>>
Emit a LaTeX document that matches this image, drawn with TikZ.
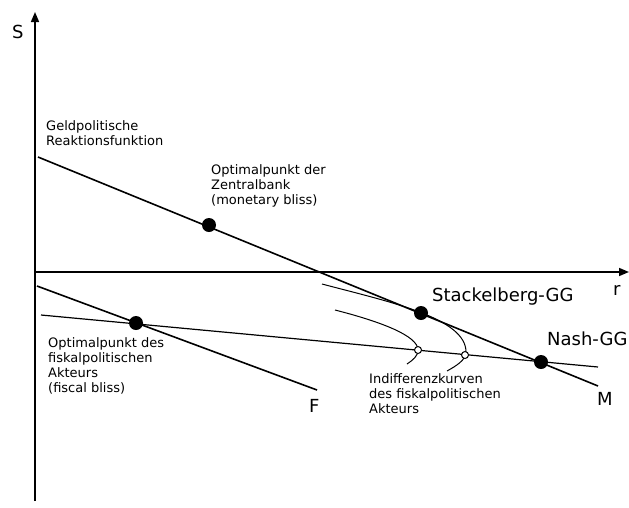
\documentclass[tikz,border=0pt]{standalone}
\usepackage{fontspec}
\setmainfont{DejaVu Sans}
\usepackage{tikz}
\usetikzlibrary{arrows.meta,positioning}

\begin{document}
\begin{tikzpicture}[x=1pt,y=-1pt]
  \useasboundingbox (0,0) rectangle (629,507);
  \tikzstyle{big}=[font=\fontsize{18}{21}\selectfont, inner sep=0pt, anchor=base west]
  \tikzstyle{small}=[font=\fontsize{13}{15}\selectfont, inner sep=0pt, anchor=north west, align=left]
  \tikzstyle{bigdot}=[circle, fill=black, inner sep=0pt, minimum size=14pt]
  \tikzstyle{opendot}=[circle, draw, fill=white, inner sep=0pt, minimum size=7pt, line width=1pt]
  \tikzstyle{axis}=[line width=1.6pt, -{Triangle[length=10pt,width=8pt]}]
  % axes
  \coordinate (yBot) at (35,501);
  \coordinate (yTop) at (35,12);
  \coordinate (xBeg) at (35,272);
  \coordinate (xEnd) at (629,272);
  \draw[axis] (yBot) -- (yTop);
  \draw[axis] (xBeg) -- (xEnd);
  \node[big] (lS) at (12,38) {S};
  \node[big] (lr) at (613,295) {r};
  % reaction lines
  \coordinate (mA) at (38,157);
  \coordinate (mB) at (598,386);
  \coordinate (fA) at (37,286);
  \coordinate (fB) at (317,390);
  \coordinate (nA) at (41,315);
  \coordinate (nB) at (598,367);
  \draw[line width=1.6pt] (mA) -- (mB);
  \draw[line width=1.6pt] (fA) -- (fB);
  \draw[line width=1.2pt] (nA) -- (nB);
  % indifference curves
  \coordinate (iA) at (335,310);
  \coordinate (iB) at (322,284);
  \draw[line width=1pt] (iA) .. controls (382,322) and (418,336) .. (418,350)
    .. controls (418,356) and (413,360) .. (407,364);
  \draw[line width=1pt] (iB) .. controls (390,302) and (466,318) .. (466,352)
    .. controls (466,360) and (456,366) .. (447,371);
  % points
  \foreach \n/\x/\y in {mb/209/225,sg/421/313,ng/541/362,fb/136/323}{
    \node[bigdot] (\n) at (\x,\y) {};
  }
  \node[opendot] (iP) at (418,350) {};
  \node[opendot] (iQ) at (465,355) {};
  % labels
  \node[big] (lM) at (597,405) {M};
  \node[big] (lF) at (309,412) {F};
  \node[big] (lSG) at (432,301) {Stackelberg-GG};
  \node[big] (lNG) at (547,345) {Nash-GG};
  \node[small] (lGR) at (46,120) {Geldpolitische\\Reaktionsfunktion};
  \node[small] (lMB) at (211,164) {Optimalpunkt der\\Zentralbank\\(monetary bliss)};
  \node[small] (lFB) at (48,337) {Optimalpunkt des\\fiskalpolitischen\\Akteurs\\(fiscal bliss)};
  \node[small] (lIK) at (369,373) {Indifferenzkurven\\des fiskalpolitischen\\Akteurs};
\end{tikzpicture}
\end{document}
<<
→ Aim:
Repeat the data exactly in full, omitting its pictures.

→ Task output:
Emit a LaTeX document that matches this image, drawn with TikZ.
\documentclass[tikz,border=0pt]{standalone}
\usepackage{fontspec}
\setmainfont{DejaVu Sans}
\usepackage{tikz}
\usetikzlibrary{arrows.meta,positioning}

\begin{document}
\begin{tikzpicture}[x=1pt,y=-1pt]
  \useasboundingbox (0,0) rectangle (629,507);
  \tikzstyle{big}=[font=\fontsize{18}{21}\selectfont, inner sep=0pt, anchor=base west]
  \tikzstyle{small}=[font=\fontsize{13}{15}\selectfont, inner sep=0pt, anchor=north west, align=left]
  \tikzstyle{bigdot}=[circle, fill=black, inner sep=0pt, minimum size=14pt]
  \tikzstyle{opendot}=[circle, draw, fill=white, inner sep=0pt, minimum size=7pt, line width=1pt]
  \tikzstyle{axis}=[line width=1.6pt, -{Triangle[length=10pt,width=8pt]}]
  % axes
  \coordinate (yBot) at (35,501);
  \coordinate (yTop) at (35,12);
  \coordinate (xBeg) at (35,272);
  \coordinate (xEnd) at (629,272);
  \draw[axis] (yBot) -- (yTop);
  \draw[axis] (xBeg) -- (xEnd);
  \node[big] (lS) at (12,38) {S};
  \node[big] (lr) at (613,295) {r};
  % reaction lines
  \coordinate (mA) at (38,157);
  \coordinate (mB) at (598,386);
  \coordinate (fA) at (37,286);
  \coordinate (fB) at (317,390);
  \coordinate (nA) at (41,315);
  \coordinate (nB) at (598,367);
  \draw[line width=1.6pt] (mA) -- (mB);
  \draw[line width=1.6pt] (fA) -- (fB);
  \draw[line width=1.2pt] (nA) -- (nB);
  % indifference curves
  \coordinate (iA) at (335,310);
  \coordinate (iB) at (322,284);
  \draw[line width=1pt] (iA) .. controls (382,322) and (418,336) .. (418,350)
    .. controls (418,356) and (413,360) .. (407,364);
  \draw[line width=1pt] (iB) .. controls (390,302) and (466,318) .. (466,352)
    .. controls (466,360) and (456,366) .. (447,371);
  % points
  \foreach \n/\x/\y in {mb/209/225,sg/421/313,ng/541/362,fb/136/323}{
    \node[bigdot] (\n) at (\x,\y) {};
  }
  \node[opendot] (iP) at (418,350) {};
  \node[opendot] (iQ) at (465,355) {};
  % labels
  \node[big] (lM) at (597,405) {M};
  \node[big] (lF) at (309,412) {F};
  \node[big] (lSG) at (432,301) {Stackelberg-GG};
  \node[big] (lNG) at (547,345) {Nash-GG};
  \node[small] (lGR) at (46,120) {Geldpolitische\\Reaktionsfunktion};
  \node[small] (lMB) at (211,164) {Optimalpunkt der\\Zentralbank\\(monetary bliss)};
  \node[small] (lFB) at (48,337) {Optimalpunkt des\\fiskalpolitischen\\Akteurs\\(fiscal bliss)};
  \node[small] (lIK) at (369,373) {Indifferenzkurven\\des fiskalpolitischen\\Akteurs};
\end{tikzpicture}
\end{document}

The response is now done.